__STATED EXERCISE__
Take every line from the listing below that includes "code" and copy it.

__DATA LINES__
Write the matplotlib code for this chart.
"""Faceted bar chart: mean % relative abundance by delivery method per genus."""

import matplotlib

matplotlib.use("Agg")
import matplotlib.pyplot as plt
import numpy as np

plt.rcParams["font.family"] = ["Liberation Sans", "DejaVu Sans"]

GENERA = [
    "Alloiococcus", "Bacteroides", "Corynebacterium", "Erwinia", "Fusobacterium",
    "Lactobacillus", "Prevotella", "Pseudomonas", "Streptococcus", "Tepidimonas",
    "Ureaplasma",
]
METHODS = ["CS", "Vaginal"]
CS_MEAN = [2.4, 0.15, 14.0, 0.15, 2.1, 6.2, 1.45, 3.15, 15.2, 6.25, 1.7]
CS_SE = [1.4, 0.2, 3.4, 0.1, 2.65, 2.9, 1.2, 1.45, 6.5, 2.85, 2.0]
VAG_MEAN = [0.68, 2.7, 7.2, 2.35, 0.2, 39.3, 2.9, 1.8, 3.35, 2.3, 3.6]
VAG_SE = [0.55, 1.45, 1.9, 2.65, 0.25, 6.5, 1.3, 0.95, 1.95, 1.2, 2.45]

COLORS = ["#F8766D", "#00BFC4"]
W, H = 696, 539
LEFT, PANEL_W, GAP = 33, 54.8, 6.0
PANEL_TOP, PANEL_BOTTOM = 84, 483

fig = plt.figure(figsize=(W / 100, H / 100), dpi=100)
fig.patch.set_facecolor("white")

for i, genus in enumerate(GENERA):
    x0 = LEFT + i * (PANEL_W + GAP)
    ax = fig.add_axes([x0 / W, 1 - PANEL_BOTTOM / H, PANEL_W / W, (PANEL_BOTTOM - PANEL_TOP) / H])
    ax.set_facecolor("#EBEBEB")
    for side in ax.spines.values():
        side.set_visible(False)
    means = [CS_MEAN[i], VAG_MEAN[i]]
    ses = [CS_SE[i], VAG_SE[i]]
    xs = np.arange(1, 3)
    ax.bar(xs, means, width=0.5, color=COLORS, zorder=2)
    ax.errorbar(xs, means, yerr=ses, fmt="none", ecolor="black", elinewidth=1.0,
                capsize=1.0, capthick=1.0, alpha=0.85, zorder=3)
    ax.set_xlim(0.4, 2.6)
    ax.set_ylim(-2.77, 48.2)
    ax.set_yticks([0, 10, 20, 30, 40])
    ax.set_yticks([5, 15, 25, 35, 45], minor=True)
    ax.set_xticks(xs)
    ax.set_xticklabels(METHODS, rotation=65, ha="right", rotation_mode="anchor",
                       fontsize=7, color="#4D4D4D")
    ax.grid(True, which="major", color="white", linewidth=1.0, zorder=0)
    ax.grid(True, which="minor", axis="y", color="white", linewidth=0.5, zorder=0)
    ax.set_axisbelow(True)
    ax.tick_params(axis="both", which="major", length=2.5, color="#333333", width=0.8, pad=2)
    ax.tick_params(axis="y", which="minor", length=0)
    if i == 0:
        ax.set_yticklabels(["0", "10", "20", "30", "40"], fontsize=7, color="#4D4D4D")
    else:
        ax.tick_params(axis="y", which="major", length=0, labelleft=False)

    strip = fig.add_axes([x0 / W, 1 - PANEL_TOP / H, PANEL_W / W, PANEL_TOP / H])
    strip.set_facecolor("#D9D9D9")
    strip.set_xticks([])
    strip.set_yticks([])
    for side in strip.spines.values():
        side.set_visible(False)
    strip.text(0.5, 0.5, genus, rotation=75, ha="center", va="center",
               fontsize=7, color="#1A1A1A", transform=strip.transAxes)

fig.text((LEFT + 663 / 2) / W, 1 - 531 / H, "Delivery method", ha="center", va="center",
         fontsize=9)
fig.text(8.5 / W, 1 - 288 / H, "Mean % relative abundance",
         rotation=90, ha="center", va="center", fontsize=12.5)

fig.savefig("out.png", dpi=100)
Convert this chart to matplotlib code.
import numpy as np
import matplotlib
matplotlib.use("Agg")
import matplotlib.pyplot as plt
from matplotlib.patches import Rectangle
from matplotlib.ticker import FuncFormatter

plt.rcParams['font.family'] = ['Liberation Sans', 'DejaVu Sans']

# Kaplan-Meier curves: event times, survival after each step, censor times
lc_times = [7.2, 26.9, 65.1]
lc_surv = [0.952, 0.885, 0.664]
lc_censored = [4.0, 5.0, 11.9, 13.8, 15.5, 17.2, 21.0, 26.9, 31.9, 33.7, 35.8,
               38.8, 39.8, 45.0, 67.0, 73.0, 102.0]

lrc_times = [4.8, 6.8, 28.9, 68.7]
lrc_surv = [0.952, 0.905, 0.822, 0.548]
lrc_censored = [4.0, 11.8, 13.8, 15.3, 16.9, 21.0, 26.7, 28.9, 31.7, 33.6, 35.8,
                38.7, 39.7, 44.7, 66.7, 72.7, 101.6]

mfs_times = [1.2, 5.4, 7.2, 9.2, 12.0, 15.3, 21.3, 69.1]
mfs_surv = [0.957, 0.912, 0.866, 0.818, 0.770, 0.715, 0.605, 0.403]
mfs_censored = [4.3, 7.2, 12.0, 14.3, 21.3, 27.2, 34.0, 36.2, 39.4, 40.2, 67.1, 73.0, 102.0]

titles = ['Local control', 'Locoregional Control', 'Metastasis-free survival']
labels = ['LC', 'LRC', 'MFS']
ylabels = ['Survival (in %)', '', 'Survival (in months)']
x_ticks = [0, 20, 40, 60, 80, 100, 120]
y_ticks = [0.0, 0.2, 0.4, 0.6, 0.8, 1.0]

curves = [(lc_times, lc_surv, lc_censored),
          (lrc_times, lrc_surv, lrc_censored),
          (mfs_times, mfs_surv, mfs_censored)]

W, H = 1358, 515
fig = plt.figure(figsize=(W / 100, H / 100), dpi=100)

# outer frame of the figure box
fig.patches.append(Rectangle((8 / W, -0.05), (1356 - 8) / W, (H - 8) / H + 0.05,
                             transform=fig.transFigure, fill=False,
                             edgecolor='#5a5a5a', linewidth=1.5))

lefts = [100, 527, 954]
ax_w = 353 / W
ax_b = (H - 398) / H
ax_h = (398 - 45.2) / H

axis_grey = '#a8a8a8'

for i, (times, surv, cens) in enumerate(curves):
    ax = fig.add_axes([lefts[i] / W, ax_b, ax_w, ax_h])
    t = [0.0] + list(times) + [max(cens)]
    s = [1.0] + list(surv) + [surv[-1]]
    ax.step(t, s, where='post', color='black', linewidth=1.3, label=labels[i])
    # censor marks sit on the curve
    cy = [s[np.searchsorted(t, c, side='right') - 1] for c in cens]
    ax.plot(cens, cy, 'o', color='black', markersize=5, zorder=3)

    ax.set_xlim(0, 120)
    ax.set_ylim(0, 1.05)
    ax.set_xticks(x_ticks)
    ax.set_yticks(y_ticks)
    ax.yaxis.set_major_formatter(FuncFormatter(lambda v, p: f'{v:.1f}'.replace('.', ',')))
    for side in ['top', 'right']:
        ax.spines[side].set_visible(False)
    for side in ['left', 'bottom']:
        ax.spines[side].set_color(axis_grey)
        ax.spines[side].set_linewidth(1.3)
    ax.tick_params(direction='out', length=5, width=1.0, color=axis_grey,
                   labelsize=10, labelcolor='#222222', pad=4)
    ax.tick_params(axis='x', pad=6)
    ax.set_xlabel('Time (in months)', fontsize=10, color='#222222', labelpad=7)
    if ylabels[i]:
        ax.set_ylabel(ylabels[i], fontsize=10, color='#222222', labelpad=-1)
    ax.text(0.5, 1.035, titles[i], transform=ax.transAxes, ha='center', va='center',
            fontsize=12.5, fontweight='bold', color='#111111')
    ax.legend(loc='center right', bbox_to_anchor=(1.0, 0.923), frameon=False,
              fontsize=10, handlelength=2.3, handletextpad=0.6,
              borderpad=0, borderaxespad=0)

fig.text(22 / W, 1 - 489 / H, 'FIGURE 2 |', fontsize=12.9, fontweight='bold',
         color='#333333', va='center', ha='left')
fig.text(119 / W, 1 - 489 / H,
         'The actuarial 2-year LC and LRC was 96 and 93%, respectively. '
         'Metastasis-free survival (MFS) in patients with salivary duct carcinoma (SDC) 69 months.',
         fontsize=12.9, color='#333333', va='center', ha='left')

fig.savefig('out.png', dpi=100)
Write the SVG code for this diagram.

__RESPONSE__
Write the matplotlib code for this chart.
Convert this chart to matplotlib code.
Write the SVG code for this diagram.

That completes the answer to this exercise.